How Do You Want People to Feel?

Color illustration of fiddler by Bob Conge

My friend, the artist Bob Conge (who drew this handsome fiddler), is a member of the steering committee of the Fiddler’s Fair in Springwater, New York.  Recently he sent me an email saying he wanted to help the committee “define our guiding principles and what we want our fair to be.”  To that end, he asked if I would forward to him “some of those daunting questions you present to your clients in search of who they are?” 

Because these are considerations that shape many a noble ambition, here’s the nut of my reply.

Sitting with your request a while, I keep being visited by one overriding question, which, if explored not once but continually, your committee might find useful.  

How do you want people to feel?

I’m speaking of everyone who participates in the Fair in whatever ways they do: guests, musicians, vendors, even those who may never attend the fair but only hear of it somehow––not to mention the steering committee itself.

As you and your pals get increasingly clear about how you want people to feel about the Fair, then the question becomes what does it take to create that feeling in all the Fair’s distinct parts: from the website, to how musicians are managed, to the quality and presentation of food, to how clean and beautiful the site is maintained, to…?

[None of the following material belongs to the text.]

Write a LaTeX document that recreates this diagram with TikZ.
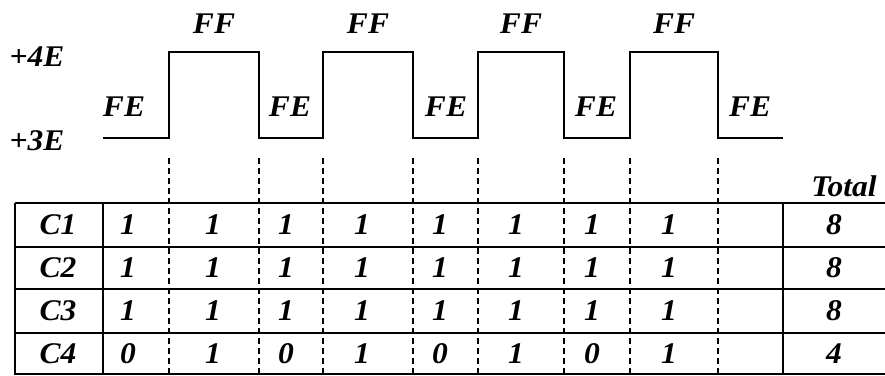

Memory is funny thing.  A year later, my guess is, most folks won’t remember a whole lot of specifics about the Fair, but they will remember how they felt.  And that may be their primary reason for attending again, or saying a kind word about it to someone.

The feeling you wish to elicit is the purpose of the Fair.  Everything exists in service of that purpose.  This isn't at all an unusual perspective.  Last I knew, the purpose of the Disney Company was "To make people happy."